Espectro da morte
Pedro J.
Bondaczuk
O presidente peruano, Fernando Belaunde Terry,
teve um espectro terrível e assustador a atrapalhar todo o seu mandato
presidencial, que deverá se encerrar em 28 de julho próximo, quando ele vai
entregar o poder a seu sucessor, provavelmente o aprista Alan Garcia.
Sua gestão, por causa desse obstáculo gigantesco, entre
tantos outros que foram desde o econômico ao social, fez com que fosse forçado
a recorrer, muitas vezes, a instrumentos de exceção, como o estado de emergência,
para impedir que o Peru caísse numa completa anarquia. Referimo-nos ao fantasma
do grupo guerrilheiro, de tendência maoísta, “Sendero Luminoso”.
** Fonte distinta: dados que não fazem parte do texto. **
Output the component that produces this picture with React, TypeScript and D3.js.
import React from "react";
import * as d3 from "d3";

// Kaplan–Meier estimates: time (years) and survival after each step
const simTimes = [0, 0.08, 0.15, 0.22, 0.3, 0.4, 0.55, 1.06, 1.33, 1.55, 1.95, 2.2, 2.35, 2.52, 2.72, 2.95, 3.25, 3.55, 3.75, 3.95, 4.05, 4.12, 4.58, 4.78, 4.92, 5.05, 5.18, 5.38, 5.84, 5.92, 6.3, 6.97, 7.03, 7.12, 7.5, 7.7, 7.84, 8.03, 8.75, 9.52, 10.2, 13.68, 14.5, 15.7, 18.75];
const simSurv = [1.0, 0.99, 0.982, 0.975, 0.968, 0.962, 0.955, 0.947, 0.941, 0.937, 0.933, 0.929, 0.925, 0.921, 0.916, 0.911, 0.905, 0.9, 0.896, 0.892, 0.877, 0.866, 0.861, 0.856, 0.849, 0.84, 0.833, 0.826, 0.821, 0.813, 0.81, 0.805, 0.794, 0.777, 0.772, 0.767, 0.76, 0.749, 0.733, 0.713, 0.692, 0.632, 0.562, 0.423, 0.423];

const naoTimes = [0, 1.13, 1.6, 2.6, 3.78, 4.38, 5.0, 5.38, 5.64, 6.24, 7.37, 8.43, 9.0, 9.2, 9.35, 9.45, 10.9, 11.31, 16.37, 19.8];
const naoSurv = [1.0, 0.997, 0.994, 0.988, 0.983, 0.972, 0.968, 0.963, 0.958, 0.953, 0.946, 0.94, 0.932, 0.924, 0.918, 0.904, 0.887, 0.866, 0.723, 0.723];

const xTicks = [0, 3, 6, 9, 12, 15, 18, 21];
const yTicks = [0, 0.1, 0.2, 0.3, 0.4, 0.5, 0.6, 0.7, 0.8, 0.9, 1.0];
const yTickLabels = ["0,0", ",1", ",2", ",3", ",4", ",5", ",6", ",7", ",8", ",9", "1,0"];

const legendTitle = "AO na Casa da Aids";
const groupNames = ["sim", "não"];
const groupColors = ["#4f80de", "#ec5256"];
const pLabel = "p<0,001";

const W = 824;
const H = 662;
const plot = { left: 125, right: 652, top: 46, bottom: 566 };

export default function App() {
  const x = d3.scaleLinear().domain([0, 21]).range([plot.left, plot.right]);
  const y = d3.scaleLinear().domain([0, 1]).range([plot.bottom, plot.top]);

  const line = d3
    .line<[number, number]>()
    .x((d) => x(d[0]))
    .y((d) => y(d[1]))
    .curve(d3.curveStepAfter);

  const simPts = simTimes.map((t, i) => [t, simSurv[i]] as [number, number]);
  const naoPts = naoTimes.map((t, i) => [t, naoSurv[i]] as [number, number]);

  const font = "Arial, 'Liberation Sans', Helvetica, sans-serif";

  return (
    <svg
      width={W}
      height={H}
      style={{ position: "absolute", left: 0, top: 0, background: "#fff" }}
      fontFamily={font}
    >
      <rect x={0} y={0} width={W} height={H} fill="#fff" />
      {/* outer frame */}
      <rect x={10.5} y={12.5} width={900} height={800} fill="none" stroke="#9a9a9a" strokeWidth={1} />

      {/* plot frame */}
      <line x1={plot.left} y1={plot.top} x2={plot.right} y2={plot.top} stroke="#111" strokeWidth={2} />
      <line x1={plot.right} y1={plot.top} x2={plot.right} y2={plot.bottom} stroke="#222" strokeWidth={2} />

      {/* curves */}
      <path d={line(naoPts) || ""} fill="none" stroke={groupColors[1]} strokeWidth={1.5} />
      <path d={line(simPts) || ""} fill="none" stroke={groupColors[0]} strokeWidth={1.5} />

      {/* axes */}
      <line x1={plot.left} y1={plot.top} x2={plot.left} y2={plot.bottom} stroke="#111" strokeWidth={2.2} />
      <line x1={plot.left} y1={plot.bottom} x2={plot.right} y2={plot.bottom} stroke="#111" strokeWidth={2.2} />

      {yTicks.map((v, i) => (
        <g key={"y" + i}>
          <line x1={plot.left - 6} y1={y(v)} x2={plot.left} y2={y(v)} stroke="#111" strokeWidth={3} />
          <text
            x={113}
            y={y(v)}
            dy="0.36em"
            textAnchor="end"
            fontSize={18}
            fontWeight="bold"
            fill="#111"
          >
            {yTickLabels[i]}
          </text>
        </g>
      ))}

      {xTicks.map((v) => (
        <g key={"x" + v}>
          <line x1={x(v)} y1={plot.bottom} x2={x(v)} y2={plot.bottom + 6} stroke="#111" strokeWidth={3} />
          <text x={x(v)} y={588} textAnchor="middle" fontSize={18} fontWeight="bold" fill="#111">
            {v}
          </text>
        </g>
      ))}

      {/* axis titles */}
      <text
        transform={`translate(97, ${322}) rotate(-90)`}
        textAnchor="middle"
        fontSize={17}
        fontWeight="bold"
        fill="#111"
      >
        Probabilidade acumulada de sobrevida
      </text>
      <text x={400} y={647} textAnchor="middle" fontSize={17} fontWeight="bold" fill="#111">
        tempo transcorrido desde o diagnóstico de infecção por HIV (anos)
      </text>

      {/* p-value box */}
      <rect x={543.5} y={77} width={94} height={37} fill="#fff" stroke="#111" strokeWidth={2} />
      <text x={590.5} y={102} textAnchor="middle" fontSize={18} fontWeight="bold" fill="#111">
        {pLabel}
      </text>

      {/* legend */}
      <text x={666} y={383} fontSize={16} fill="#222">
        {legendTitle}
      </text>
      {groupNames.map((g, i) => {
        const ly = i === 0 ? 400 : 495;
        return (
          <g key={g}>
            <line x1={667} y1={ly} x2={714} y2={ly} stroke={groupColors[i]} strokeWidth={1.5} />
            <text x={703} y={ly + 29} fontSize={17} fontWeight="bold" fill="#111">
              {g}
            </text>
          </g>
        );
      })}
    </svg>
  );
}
Essa entidade, cruel e fanática, responsável por um clima
de pavor vivido pelos habitantes dos Departamentos de Ayacucho, Huancavélica e
Apurimac, nasceu junto com a eleição de Belaunde Terry, consagrado nas urnas no
dia 18 de maio de 1980, fato que lhe permitiu retornar triunfante ao governo no
dia 28 de julho, 12 anos após ter sido deposto pelo general Juan Velasco
Alvarado.
O Sendero Luminoso foi criado nessa época, pelo
ex-professor de Filosofia da Universidade Nacional de San Cristóbal, Abimael
Guzman. Está completando, portanto, nesta semana, seu quinto aniversário. Junto
com o governo de Terry.
Neste tempo todo conseguiu a nada meritória façanha de
implantar, no Peru, o clima de maior violência política, de morte e de
destruição de toda a sua história. Cinco mil pessoas, pelo menos, já foram
mortas desde que esse “caminho”, que se diz luminoso, mas que, na verdade, tem
conduzido apenas as pessoas ao inferno da incerteza e do medo, foi
compulsoriamente traçado para muitos peruanos.
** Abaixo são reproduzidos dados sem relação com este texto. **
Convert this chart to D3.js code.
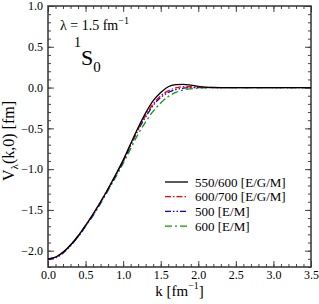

A violência dos extremistas tem despertado reação de igual
calibre do governo. E, no meio desse fogo cruzado, muitos inocentes têm sido
vitimados, aliás a maioria, contando-se às centenas as pessoas “desaparecidas”,
cujos cadáveres têm aparecido até em depósitos de lixo, dias depois do seu
sumiço, geralmente desfigurados.
Raras são as semanas em que valas comuns, repletas de
restos mortais de peruanos, não são encontradas. O fanatismo e a prepotência
dos discípulos do professor Abimael têm redundado apenas em assassinatos de
jornalistas, desaparecimento de pessoas pacatas (geralmente camponeses), pontes
destruídas ou danificadas, trens descarrilados, estradas interrompidas e
destruição generalizada em instalações governamentais.
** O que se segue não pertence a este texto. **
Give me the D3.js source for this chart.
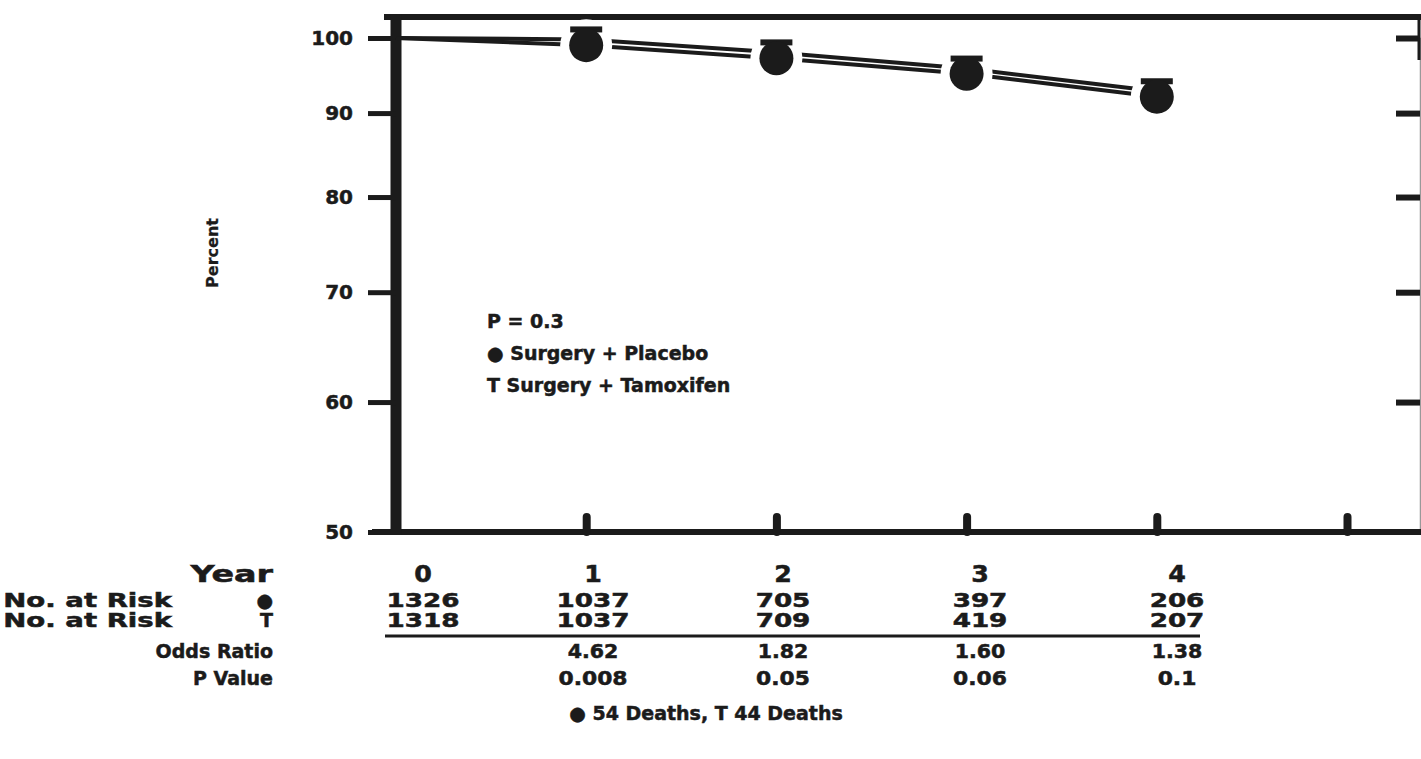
<!DOCTYPE html>
<html>
<head>
<meta charset="utf-8">
<script src="https://cdn.jsdelivr.net/npm/d3@7"></script>
<style>
body { margin: 0; background: #fff; }
text { font-family: "DejaVu Sans", sans-serif; font-weight: bold; fill: #1b1b1b; stroke: #1b1b1b; stroke-width: 0.5px; }
</style>
</head>
<body>
<svg id="chart" width="1421" height="759"></svg>
<script>
// values
var years = [0, 1, 2, 3, 4];
var placebo = [100, 99.0, 97.2, 95.1, 92.1];
var tamoxifen = [100, 99.8, 98.0, 95.8, 92.8];
var yTicks = [50, 60, 70, 80, 90, 100];
var xTicks = [1, 2, 3, 4, 5];
var riskPlacebo = ["1326", "1037", "705", "397", "206"];
var riskTamoxifen = ["1318", "1037", "709", "419", "207"];
var oddsRatio = ["", "4.62", "1.82", "1.60", "1.38"];
var pValue = ["", "0.008", "0.05", "0.06", "0.1"];
var legendLines = ["P = 0.3", "\u25CF Surgery + Placebo", "T Surgery + Tamoxifen"];
var deathsNote = "\u25CF 54 Deaths, T 44 Deaths";

var ink = "#1b1b1b";
var svg = d3.select("#chart");

var x = d3.scaleLinear().domain([0, 5]).range([396, 1347]);
var y = d3.scaleLog().domain([50, 100]).range([532, 38]);

// frame: top line
svg.append("line")
    .attr("x1", 384).attr("x2", 1421)
    .attr("y1", 17).attr("y2", 17)
    .attr("stroke", ink).attr("stroke-width", 6);

// right axis, ticks pointing inward
var rightAxis = svg.append("g")
    .attr("transform", "translate(1420,0)")
    .call(d3.axisLeft(y).tickValues(yTicks.slice(1)).tickSize(24).tickFormat(""));
rightAxis.select(".domain").attr("stroke", "#999").attr("stroke-width", 1.5);
rightAxis.selectAll(".tick line").attr("stroke", ink).attr("stroke-width", 6);
svg.append("line")
    .attr("x1", 1419).attr("x2", 1419).attr("y1", 15).attr("y2", 60)
    .attr("stroke", ink).attr("stroke-width", 3);

// bottom axis with small upward ticks
var bottomAxis = svg.append("g")
    .attr("transform", "translate(0,532)")
    .call(d3.axisBottom(x).tickValues(xTicks).tickSize(-15).tickFormat("").tickSizeOuter(0));
bottomAxis.select(".domain")
    .attr("d", "M372,0H1421")
    .attr("stroke", ink).attr("stroke-width", 6);
bottomAxis.selectAll(".tick line").attr("stroke", ink).attr("stroke-width", 8)
    .attr("stroke-linecap", "round");

// left axis
var leftAxis = svg.append("g")
    .attr("transform", "translate(396,0)")
    .call(d3.axisLeft(y).tickValues(yTicks).tickSize(28).tickPadding(15)
        .tickFormat(d3.format("d")).tickSizeOuter(0));
leftAxis.select(".domain")
    .attr("d", "M0,14V535")
    .attr("stroke", ink).attr("stroke-width", 11);
leftAxis.selectAll(".tick line").attr("stroke", ink).attr("stroke-width", 5);
leftAxis.selectAll(".tick text")
    .style("font-family", "'DejaVu Sans', sans-serif")
    .style("font-weight", "bold")
    .style("font-size", "20px")
    .attr("fill", ink);

svg.append("text")
    .attr("transform", "translate(218,253) rotate(-90)")
    .attr("text-anchor", "middle")
    .style("font-size", "16px")
    .style("stroke-width", "0.3px")
    .text("Percent");

// survival lines
var line = d3.line()
    .x(function (d, i) { return x(years[i]); })
    .y(function (d) { return y(d); });

svg.append("path").datum(tamoxifen)
    .attr("d", line).attr("fill", "none")
    .attr("stroke", ink).attr("stroke-width", 4);
svg.append("path").datum(placebo)
    .attr("d", line).attr("fill", "none")
    .attr("stroke", ink).attr("stroke-width", 4);

var marks = years.slice(1).map(function (yr) {
    return { year: yr, p: placebo[yr], t: tamoxifen[yr] };
});

// white gaps around markers
svg.selectAll(".halo").data(marks).enter().append("circle")
    .attr("class", "halo")
    .attr("cx", function (d) { return x(d.year); })
    .attr("cy", function (d) { return y(d.p); })
    .attr("r", 26).attr("fill", "#fff");

// T markers (tamoxifen)
var tMark = svg.selectAll(".tmark").data(marks).enter().append("g")
    .attr("class", "tmark")
    .attr("transform", function (d) { return "translate(" + x(d.year) + "," + y(d.t) + ")"; });
tMark.append("rect").attr("x", -16).attr("y", -13).attr("width", 32).attr("height", 6).attr("fill", ink);
tMark.append("rect").attr("x", -3).attr("y", -11).attr("width", 6).attr("height", 14).attr("fill", ink);

// circle markers (placebo)
svg.selectAll(".pmark").data(marks).enter().append("circle")
    .attr("class", "pmark")
    .attr("cx", function (d) { return x(d.year); })
    .attr("cy", function (d) { return y(d.p); })
    .attr("r", 17).attr("fill", ink);

// legend inside the plot
svg.append("g").selectAll("text").data(legendLines).enter().append("text")
    .attr("x", 487)
    .attr("y", function (d, i) { return 328 + i * 32; })
    .style("font-size", "19px")
    .text(function (d) { return d; });

// table under the plot; sx = horizontal stretch of the scanned lettering
var col = d3.scaleOrdinal().domain(years).range([423, 593, 783, 980, 1177]);
var rows = [
    { label: "Year", key: "", vals: years.map(String), y: 582, size: 23, lx: 273, lsx: 1.45, vsx: 1.1 },
    { label: "No. at Risk", key: "\u25CF", vals: riskPlacebo, y: 607, size: 19, lx: 172, lsx: 1.45, vsx: 1.38 },
    { label: "No. at Risk", key: "T", vals: riskTamoxifen, y: 627, size: 19, lx: 172, lsx: 1.45, vsx: 1.38 },
    { label: "Odds Ratio", key: "", vals: oddsRatio, y: 658, size: 19, lx: 273, lsx: 1, vsx: 1.08 },
    { label: "P Value", key: "", vals: pValue, y: 685, size: 19, lx: 273, lsx: 1, vsx: 1.15 }
];

function stretchedText(g, tx, ty, sx, anchor, size, str) {
    g.append("text")
        .attr("transform", "translate(" + tx + "," + ty + ") scale(" + sx + ",1)")
        .attr("text-anchor", anchor)
        .style("font-size", size + "px")
        .text(str);
}

var table = svg.append("g");
rows.forEach(function (r) {
    stretchedText(table, r.lx, r.y, r.lsx, "end", r.size, r.label);
    if (r.key !== "") stretchedText(table, 273, r.y, 1, "end", r.size, r.key);
    r.vals.forEach(function (v, i) {
        stretchedText(table, col(years[i]), r.y, r.vsx, "middle", r.size, v);
    });
});

table.append("line")
    .attr("x1", 385).attr("x2", 1200)
    .attr("y1", 636).attr("y2", 636)
    .attr("stroke", ink).attr("stroke-width", 3);

svg.append("text")
    .attr("x", 706).attr("y", 720)
    .attr("text-anchor", "middle")
    .style("font-size", "19px")
    .text(deathsNote);
</script>
</body>
</html>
Isso, num país pobre, representa uma sangria de verbas
intolerável. É um desperdício de preciosos recursos nacionais, tão parcos e
disputados, capaz de colocar qualquer orçamento em virtual colapso. E de levar,
por conseqüência, qualquer regime ao caos.
A população peruana teve, no mês de março passado, um
motivo a mais de preocupação. É que, nos principais cinemas do país foi exibido
o filme “Os gritos do silêncio”, baseado numa história verídica, ocorrida no
Camboja, nos anos negros em que os Khmers Vermelhos trucidaram um terço da
população cambojana. Assustados, eles puderam ver a semelhança das situações.
Perceberam os métodos de ação idênticos entre os guerrilheiros de Pol Pot e os
senderistas de Abimael Guzman.
O problema todo se resume, hoje, em como acabar com essa
ação niilista. O presidente eleito, Alan Garcia, já mandou o seu recado de que
não vai negociar com o Sendero Luminoso. As forças anti-guerrilha do Exército
mostraram-se impotentes para desmantelar o grupo, um dos mais ativos e
perigosos de toda a América Latina.
O professor Guzman também já avisou que somente vai parar
seus ataques quando assumir, pela força, o poder, o que, é óbvio, jamais vai
ocorrer. Está aí uma terrível situação de impasse. Enquanto isso, o Peru se
debate em problemas sociais tão prementes, os seus deserdados são tão
desvalidos e marginalizados, que o escritor peruano, Manuel Scorza, em seu
livro “Garambombo, o invisível”, criou um líder involuntário para essas massas
subjugadas que pensa ter o dom da invisibilidade, tamanha é a sua
insignificância social...
(Artigo publicado
na página 9, Internacional, do Correio Popular, em 18 de maio de 1985).